- WHAT TO PRODUCE
Look below. Copy each line that has "drawn" in it.

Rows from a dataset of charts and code
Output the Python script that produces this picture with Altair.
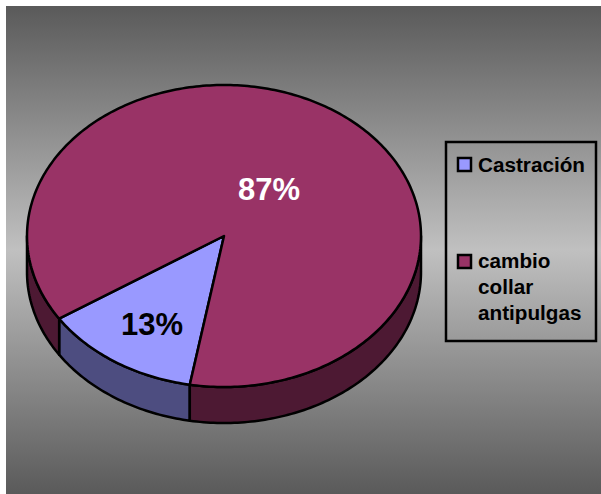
import math
import altair as alt

categories = ["Castración", "cambio\ncollar\nantipulgas"]
shares = [13, 87]
top_colors = ["#9999FF", "#993366"]
side_colors = ["#4D4D80", "#4D1933"]

RX, RY, DEPTH = 197, 151, 36
START_ANGLE = 190
W, H = 601, 494


def rim(t, drop=0.0):
    rad = math.radians(t)
    return [RX * math.sin(rad), -RY * math.cos(rad) + drop]


def sweep(a, b):
    steps = max(2, int(abs(b - a)))
    return [a + (b - a) * i / steps for i in range(steps + 1)]


def feature(ring, fill):
    return {
        "type": "Feature",
        "properties": {"fill": fill},
        "geometry": {"type": "Polygon", "coordinates": [ring + [ring[0]]]},
    }


def wall(a, b, fill):
    upper = [rim(t) for t in sweep(a, b)]
    lower = [rim(t, DEPTH) for t in sweep(b, a)]
    return feature(upper + lower, fill)


# Walk the slices clockwise, collecting the visible front walls and the top faces.
walls, faces = [], []
angle = START_ANGLE
for share, top, side in zip(shares, top_colors, side_colors):
    end = angle + share * 3.6
    for offset in (0, 360):
        a, b = max(angle, 90 + offset), min(end, 270 + offset)
        if a < b:
            walls.append(wall(a, b, side))
    faces.append(feature([[0, 0]] + [rim(t) for t in sweep(angle, end)], top))
    angle = end

pie = (
    alt.Chart(
        alt.Data(
            values={"type": "FeatureCollection", "features": walls + faces},
            format=alt.DataFormat(property="features", type="json"),
        )
    )
    .mark_geoshape(stroke="black", strokeWidth=2.5, strokeJoin="round")
    .encode(color=alt.Color("properties.fill:N", scale=None, legend=None))
    .project(type="identity", scale=1, translate=[224, 236])
)

one_row = alt.Data(values=[{"row": 0}])

backdrop = alt.Chart(one_row).mark_rect(
    color=alt.Gradient(
        gradient="linear",
        x1=0, x2=0, y1=0, y2=1,
        stops=[
            alt.GradientStop(offset=0, color="#5A5A5A"),
            alt.GradientStop(offset=0.5, color="#C0C0C0"),
            alt.GradientStop(offset=1, color="#5A5A5A"),
        ],
    )
).encode(x=alt.value(6), x2=alt.value(W), y=alt.value(6), y2=alt.value(H))

legend_box = alt.Chart(one_row).mark_rect(
    fillOpacity=0, stroke="black", strokeWidth=2.5
).encode(x=alt.value(446), x2=alt.value(596), y=alt.value(142), y2=alt.value(341))


def swatch(fill, top):
    return alt.Chart(one_row).mark_rect(
        color=fill, stroke="black", strokeWidth=2.5
    ).encode(x=alt.value(458), x2=alt.value(471), y=alt.value(top), y2=alt.value(top + 13))


def label(text, x, y, size, fill="black", align="left", baseline="middle"):
    return alt.Chart(alt.Data(values=[{"t": text}])).mark_text(
        font="Liberation Sans", fontWeight="bold", fontSize=size, color=fill,
        align=align, baseline=baseline, lineBreak="\n", lineHeight=26,
    ).encode(x=alt.value(x), y=alt.value(y), text="t:N")


chart = alt.layer(
    backdrop,
    pie,
    label(f"{shares[1]}%", 269, 191, 31, "white", "center"),
    label(f"{shares[0]}%", 152, 326, 31, "black", "center"),
    legend_box,
    swatch(top_colors[0], 158),
    swatch(top_colors[1], 255),
    label(categories[0], 478, 166, 20.7),
    label(categories[1], 478, 262, 20.7, baseline="middle"),
).properties(
    width=W, height=H, padding=0, autosize=alt.AutoSizeParams(type="none"), background="white"
).configure_view(stroke=None)

chart.save("out.html", embed_options={"renderer": "svg", "actions": False})
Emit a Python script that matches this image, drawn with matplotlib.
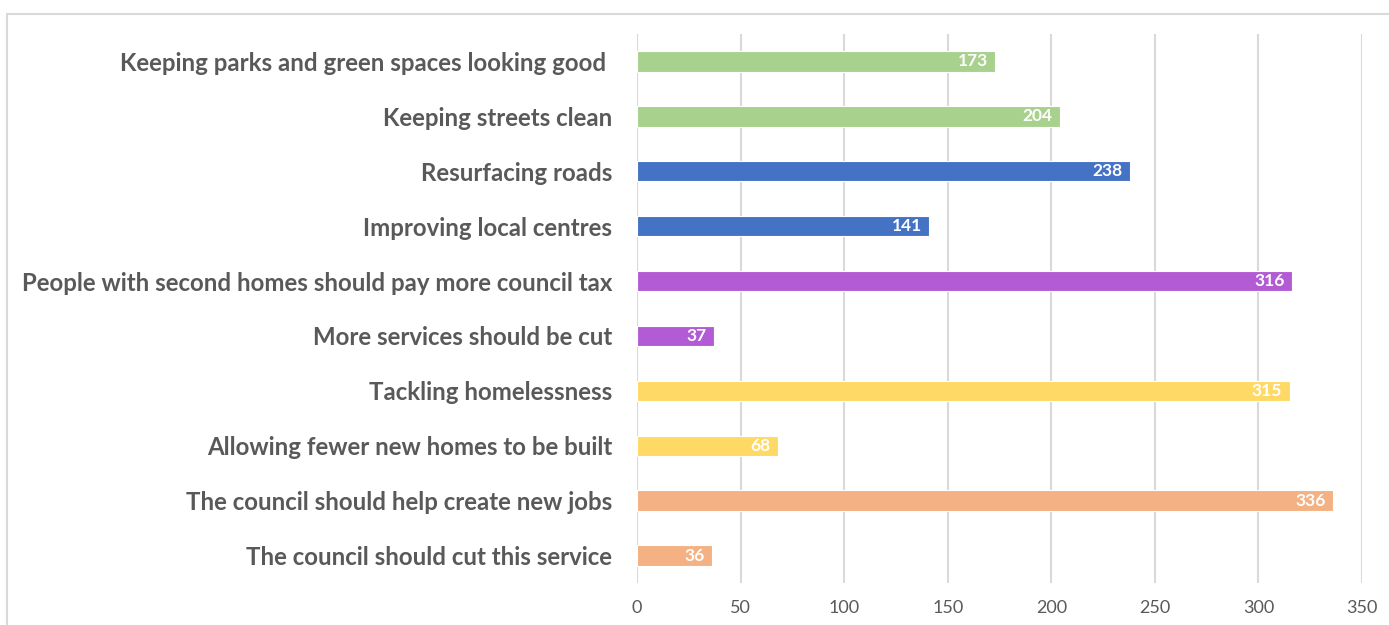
import numpy as np
import matplotlib.pyplot as plt
from matplotlib.patches import Rectangle

# bottom to top, as drawn
labels = ['The council should cut this service',
          'The council should help create new jobs',
          'Allowing fewer new homes to be built',
          'Tackling homelessness',
          'More services should be cut',
          'People with second homes should pay more council tax',
          'Improving local centres',
          'Resurfacing roads',
          'Keeping streets clean',
          'Keeping parks and green spaces looking good ']
values = [36, 336, 68, 315, 37, 316, 141, 238, 204, 173]
colors = ['#F4B183', '#F4B183', '#FFD966', '#FFD966', '#B35BD5',
          '#B35BD5', '#4472C4', '#4472C4', '#A9D18E', '#A9D18E']
xticks = [0, 50, 100, 150, 200, 250, 300, 350]

plt.rcParams['font.family'] = ['Lato', 'DejaVu Sans']

fig = plt.figure(figsize=(13.89, 6.25), dpi=100)
ax = fig.add_axes([0.4586, 0.0672, 0.5220, 0.8784])

# outer chart border (partly cut off on the right and bottom)
fig.patches.append(Rectangle((7 / 1389, -0.1), 1.1, 0.1 + (625 - 14) / 625,
                             transform=fig.transFigure, fill=False,
                             edgecolor='#D9D9D9', linewidth=1.5))

y = np.arange(len(labels))
ax.barh(y, values, height=0.37, color=colors, edgecolor='white',
        linewidth=0.8, zorder=3)

for yi, v in zip(y, values):
    ax.text(v - 3.5, yi, str(v), ha='right', va='center', color='white',
            fontsize=12.5, fontweight='bold', zorder=4)

ax.set_xlim(0, 350)
ax.set_ylim(-0.5, len(labels) - 0.5)
ax.set_xticks(xticks)
ax.set_yticks(y)
ax.set_yticklabels(labels, fontsize=17.3, fontweight='bold', color='#595959')
ax.tick_params(axis='x', labelsize=13, colors='#595959', length=0, pad=12)
ax.tick_params(axis='y', length=0, pad=18)
ax.grid(True, axis='x', color='#D9D9D9', linewidth=1.5, zorder=0)
for s in ax.spines.values():
    s.set_visible(False)

plt.savefig('out.png')
plt.close()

- COMPLETE ANSWER
Emit a Python script that matches this image, drawn with matplotlib.
# bottom to top, as drawn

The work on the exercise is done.